What we are seeing today as we move toward the Networked Society is the emergence of a hyperspecialized workforce – a workforce that’s broken down into specialists who can be sought from all over the world to work in parallel, each performing a single task.
This growing trend was explored in an article that appeared last July in the Harvard Business Review, called The Big Idea: The Age of Hyperspecialization. In the article, Thomas W. Malone, Robert J. Laubacher and Tammy Johns write that cheaper, faster, improved communication is driving hyperspecialization, and that the trend is providing greater flexibility both for the employee and the employer.

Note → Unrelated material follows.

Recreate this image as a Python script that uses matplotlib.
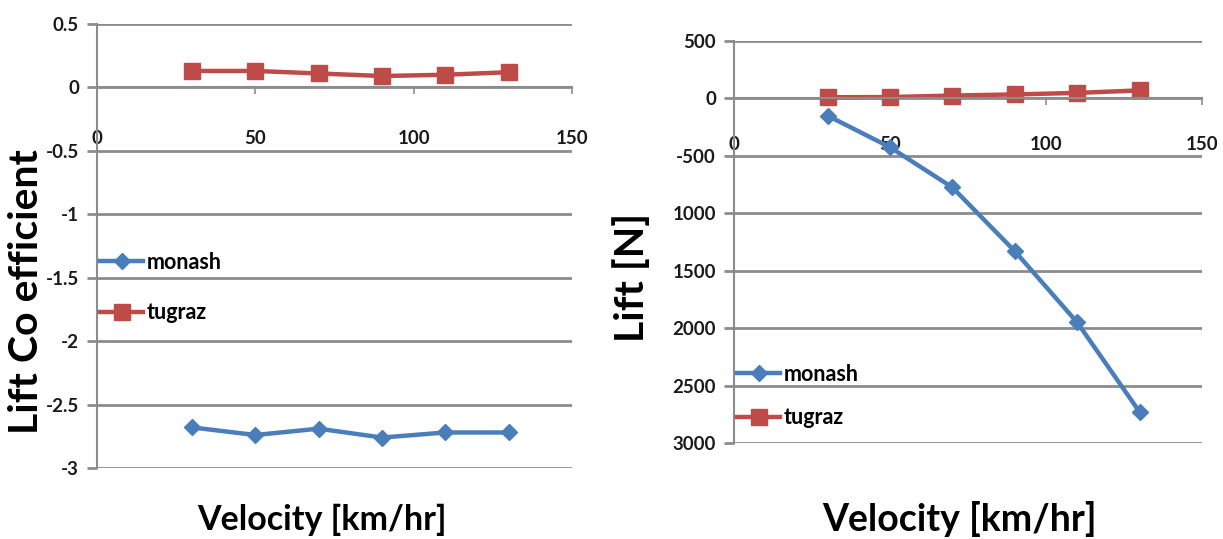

This is similar to what happened in the Industrial Revolution, when manufacturing lines separated the work done by a single person into several specialized tasks so that productivity could increase. Today, as the files and programs we used to have on our hard drives at work and at home move up to the cloud and become networked, it has once again become possible to separate different tasks. We are now working together in a new virtual way, sharing and producing our work with specialized people.

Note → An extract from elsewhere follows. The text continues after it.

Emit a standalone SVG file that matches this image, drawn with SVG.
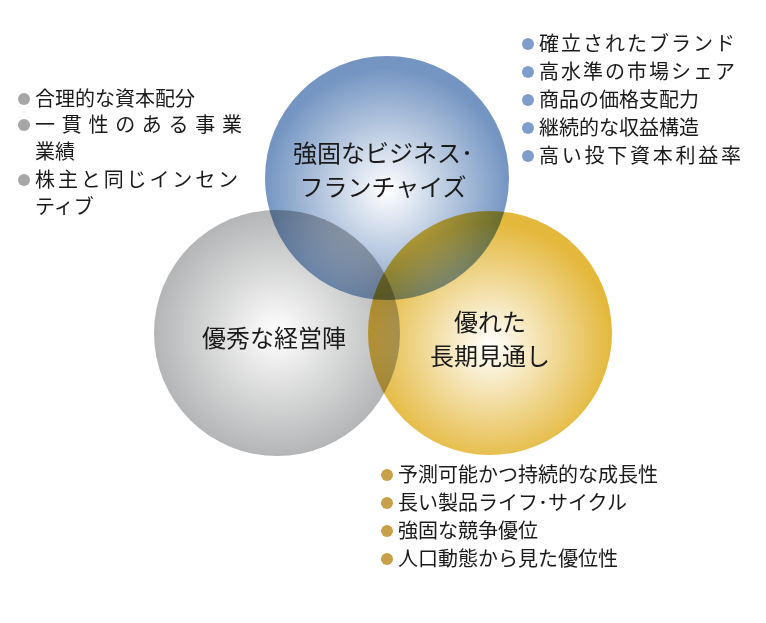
<svg xmlns="http://www.w3.org/2000/svg" width="766" height="623" viewBox="0 0 766 623">
<defs>
<radialGradient id="gb" cx="0.5" cy="0.55" r="0.5"><stop offset="0" stop-color="#ffffff"/><stop offset="1" stop-color="#7495c2"/></radialGradient>
<radialGradient id="gg" cx="0.5" cy="0.5" r="0.5"><stop offset="0" stop-color="#ffffff"/><stop offset="1" stop-color="#b4b5b6"/></radialGradient>
<radialGradient id="gy" cx="0.5" cy="0.55" r="0.5"><stop offset="0" stop-color="#ffffff"/><stop offset="1" stop-color="#e4b83c"/></radialGradient>
<style>
.c{mix-blend-mode:multiply}
text{font-family:"Noto Sans CJK JP",sans-serif;fill:#1a1a1a}
.l{font-size:24px;text-anchor:middle}
.s{font-size:20px}
</style>
</defs>
<rect width="766" height="623" fill="#fff"/>
<g id="gray"><circle class="c" cx="277" cy="333" r="123" fill="url(#gg)"/><text class="l" x="274" y="347">優秀な経営陣</text></g>
<g id="gold"><circle class="c" cx="490" cy="333" r="122" fill="url(#gy)"/><text class="l" x="490" y="331">優れた</text><text class="l" x="490" y="365">長期見通し</text></g>
<g id="blue"><circle class="c" cx="387" cy="178" r="122" fill="url(#gb)"/><text class="l" x="383" y="162">強固なビジネス･</text><text class="l" x="383" y="196">フランチャイズ</text></g>
<g id="list-mgmt">
<g fill="#a6a6a6"><circle cx="24" cy="99" r="6"/><circle cx="24" cy="125" r="6"/><circle cx="24" cy="180" r="6"/></g>
<text class="s" x="35" y="106">合理的な資本配分</text>
<text class="s" x="35" y="132" textLength="207">一貫性のある事業</text>
<text class="s" x="35" y="159">業績</text>
<text class="s" x="35" y="187" textLength="203">株主と同じインセン</text>
<text class="s" x="35" y="214">ティブ</text>
</g>
<g id="list-biz">
<g fill="#7f9dcb"><circle cx="528" cy="44" r="6"/><circle cx="528" cy="72" r="6"/><circle cx="528" cy="100" r="6"/><circle cx="528" cy="128" r="6"/><circle cx="528" cy="156" r="6"/></g>
<text class="s" x="539" y="51" textLength="196">確立されたブランド</text>
<text class="s" x="539" y="79" textLength="196">高水準の市場シェア</text>
<text class="s" x="539" y="107">商品の価格支配力</text>
<text class="s" x="539" y="135">継続的な収益構造</text>
<text class="s" x="539" y="163" textLength="202">高い投下資本利益率</text>
</g>
<g id="list-outlook">
<g fill="#c9a04a"><circle cx="387" cy="475" r="6"/><circle cx="387" cy="503" r="6"/><circle cx="387" cy="531" r="6"/><circle cx="387" cy="559" r="6"/></g>
<text class="s" x="398" y="482">予測可能かつ持続的な成長性</text>
<text class="s" x="398" y="510">長い製品ライフ･サイクル</text>
<text class="s" x="398" y="538">強固な競争優位</text>
<text class="s" x="398" y="566">人口動態から見た優位性</text>
</g>
</svg>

Young creatives are already working like this – utilizing specialized resources in their network, often in a barter-like way. For example, one person in the network might be very good at JavaScript programming, while another is a master of photography and his friend is a highly skilled designer – so that together they have all the skills needed to set up a site, or create an app or service. The combination of skills and people lasts as long as the project needs it, and then the people move on to other constellations.
These ways of working are going to change the way we lead, manage and work, and this evolution begs the question: what parts of your job could be broken down and completed by a specialist who could perform the task better than you can? And how would you feel about that?